[Excerpted records]:

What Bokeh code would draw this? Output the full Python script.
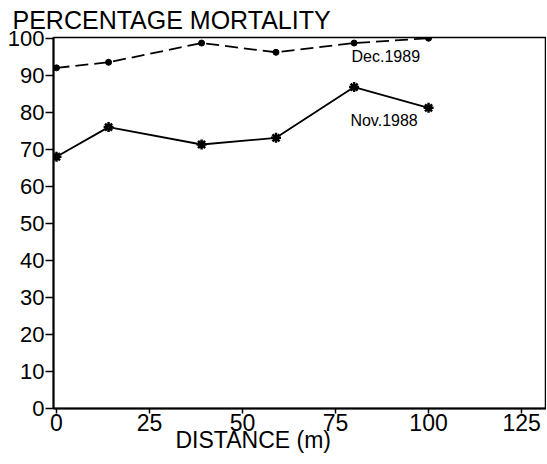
from bokeh.plotting import figure
from bokeh.models import Range1d, FixedTicker, Label, Title
from bokeh.embed import file_html
from bokeh.resources import INLINE

distance = [0, 14, 39, 59, 80, 100]
dec_1989 = [92.0, 93.5, 98.7, 96.2, 98.7, 100.0]
nov_1988 = [68.0, 76.0, 71.3, 73.1, 86.8, 81.2]
x_ticks = [0, 25, 50, 75, 100, 125]
y_ticks = [0, 10, 20, 30, 40, 50, 60, 70, 80, 90, 100]
title_text = "PERCENTAGE MORTALITY"
x_label = "DISTANCE (m)"
dec_label = "Dec.1989"
nov_label = "Nov.1988"

FONT = "Liberation Sans"

p = figure(width=546, height=462, output_backend="svg", toolbar_location=None,
           x_range=Range1d(-0.8, 131.7), y_range=Range1d(0, 100.2),
           min_border_left=53, min_border_top=36, min_border_right=0,
           min_border_bottom=54)
p.title.text = title_text
p.title.align = "left"
p.title.offset = -41
p.title.standoff = 7
p.title.text_font = FONT
p.title.text_font_size = "25px"
p.title.text_font_style = "normal"
p.title.text_color = "black"

p.grid.visible = False
p.background_fill_color = "white"
p.border_fill_color = "white"
p.outline_line_color = "black"
p.outline_line_width = 1.5

for ax in (p.xaxis[0], p.yaxis[0]):
    ax.axis_line_color = "black"
    ax.axis_line_width = 2
    ax.major_tick_line_color = "black"
    ax.major_tick_line_width = 1.5
    ax.minor_tick_line_color = None
    ax.major_tick_in = 0
    ax.major_label_text_font = FONT
    ax.major_label_text_color = "black"

p.xaxis.ticker = FixedTicker(ticks=x_ticks)
p.yaxis.ticker = FixedTicker(ticks=y_ticks)
p.xaxis.major_tick_out = 5
p.yaxis.major_tick_out = 8
p.xaxis.major_label_standoff = 0
p.yaxis.major_label_standoff = 1
p.xaxis.major_label_text_font_size = "23px"
p.yaxis.major_label_text_font_size = "22px"

# x-axis label as a title placed below the axis
p.add_layout(Title(text=x_label, align="left", offset=122, standoff=-17,
                   text_font=FONT, text_font_size="23px", text_font_style="normal",
                   text_color="black"), "below")

# Dec. 1989 dashed with dots
p.line(distance, dec_1989, line_color="black", line_width=1.8, line_dash="13 6")
p.scatter(distance, dec_1989, marker="circle", size=6, fill_color="black", line_color="black")

# Nov. 1988 solid with asterisks
p.line(distance, nov_1988, line_color="black", line_width=1.8)
p.scatter(distance, nov_1988, marker="asterisk", size=10, line_color="black", line_width=2.5)
p.scatter(distance, nov_1988, marker="circle", size=4, fill_color="black", line_color="black")

p.add_layout(Label(x=79.3, y=95.2, text=dec_label, text_font=FONT, text_font_size="16px",
                   text_color="black", text_baseline="alphabetic"))
p.add_layout(Label(x=79.0, y=77.7, text=nov_label, text_font=FONT, text_font_size="16px",
                   text_color="black", text_baseline="alphabetic"))

open("out.html", "w").write(file_html(p, INLINE))
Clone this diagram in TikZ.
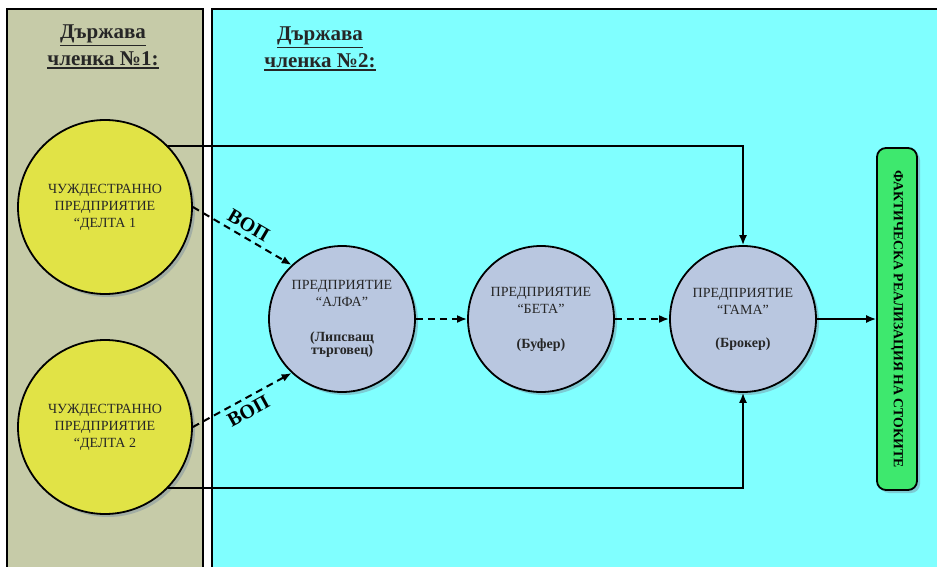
\documentclass[tikz,border=0pt]{standalone}
\usepackage{fontspec}
\setmainfont{Liberation Serif}
\newcommand\thickul[1]{\vtop{\hbox{#1}\kern1.5pt\hrule height 1.6pt}}
\usetikzlibrary{arrows.meta,shadows}
\definecolor{panelA}{RGB}{198,203,168}
\definecolor{panelB}{RGB}{128,255,255}
\definecolor{yellowc}{RGB}{225,227,70}
\definecolor{bluec}{RGB}{185,199,224}
\definecolor{greenc}{RGB}{62,232,110}
\definecolor{shadowc}{RGB}{120,140,160}
\begin{document}
\begin{tikzpicture}[x=1pt,y=-1pt,
  panel/.style={draw=black,line width=2pt},
  shad/.style={drop shadow={shadow xshift=3pt,shadow yshift=-3pt,fill=shadowc,opacity=0.45}},
  foreign/.style={circle,draw=black,line width=1.8pt,fill=yellowc,minimum size=174pt,inner sep=0pt,align=center,
     font=\fontsize{14}{17}\selectfont,text=black!85,shad},
  firm/.style={circle,draw=black,line width=1.8pt,fill=bluec,minimum size=146pt,inner sep=0pt,align=center,
     font=\fontsize{14}{17}\selectfont,text=black!85,shad},
  heading/.style={align=center,font=\bfseries\fontsize{21}{27}\selectfont,text=black!85},
  solidarrow/.style={line width=1.6pt,-{Latex[length=10pt,width=8pt]}},
  dasharrow/.style={line width=2pt,dash pattern=on 7pt off 5pt,-{Latex[length=10pt,width=8pt]}},
  voplabel/.style={font=\bfseries\fontsize{20}{22}\selectfont,sloped,inner sep=5pt}
]
\useasboundingbox (0,0) rectangle (937,567);
\clip (0,0) rectangle (937,567);
\fill[white] (0,0) rectangle (937,567);
\draw[panel,fill=panelA] (7,9) rectangle (203,590);
\draw[panel,fill=panelB] (212,9) rectangle (960,590);

\node[heading] (h1) at (103,47) {\thickul{Държава}\\\thickul{членка №1:}};
\node[heading] (h2) at (320,49) {\thickul{Държава}\\\thickul{членка №2:}};

\node[foreign] (d1) at (105,207) {ЧУЖДЕСТРАННО\\ПРЕДПРИЯТИЕ\\“ДЕЛТА 1};
\node[foreign] (d2) at (105,427) {ЧУЖДЕСТРАННО\\ПРЕДПРИЯТИЕ\\“ДЕЛТА 2};

\node[firm] (alfa) at (342,319) {ПРЕДПРИЯТИЕ\\“АЛФА”\\[18pt]\textbf{(Липсващ}\\[-4pt]\textbf{търговец)}};
\node[firm] (beta) at (541,319) {ПРЕДПРИЯТИЕ\\“БЕТА”\\[18pt]\textbf{(Буфер)}};
\node[firm] (gama) at (743,319) {ПРЕДПРИЯТИЕ\\“ГАМА”\\[16pt]\textbf{(Брокер)}};

\node[rounded corners=9pt,draw=black,line width=1.8pt,fill=greenc,rotate=-90,minimum width=342pt,minimum height=40pt,
  inner sep=0pt,font=\bfseries\fontsize{13.8}{15}\selectfont,shad] (fb) at (897,319) {ФАКТИЧЕСКА РЕАЛИЗАЦИЯ НА СТОКИТЕ};

\draw[solidarrow] (d1.44.5) -| (gama.north);
\draw[solidarrow] (d2.-44.5) -| (gama.south);
\draw[solidarrow] (gama.east) -- (fb.south);

\draw[dasharrow] (d1.east) -- node[voplabel,above] {ВОП} (alfa.133);
\draw[dasharrow] (d2.east) -- node[voplabel,below] {ВОП} (alfa.227);
\draw[dasharrow] (alfa.east) -- (beta.west);
\draw[dasharrow] (beta.east) -- (gama.west);
\end{tikzpicture}
\end{document}
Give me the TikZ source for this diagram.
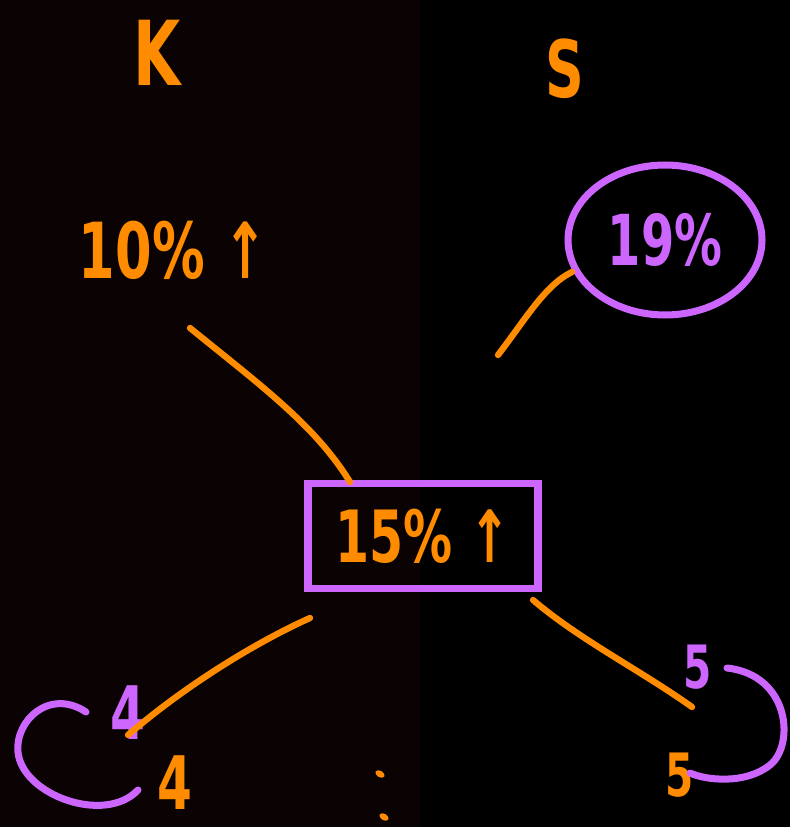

[Exercise]: Identify and extract each line of the listing that contains "this".

[Output]:
What Bokeh code would draw this? Output the full Python script.
Clone this diagram in TikZ.
Give me the TikZ source for this diagram.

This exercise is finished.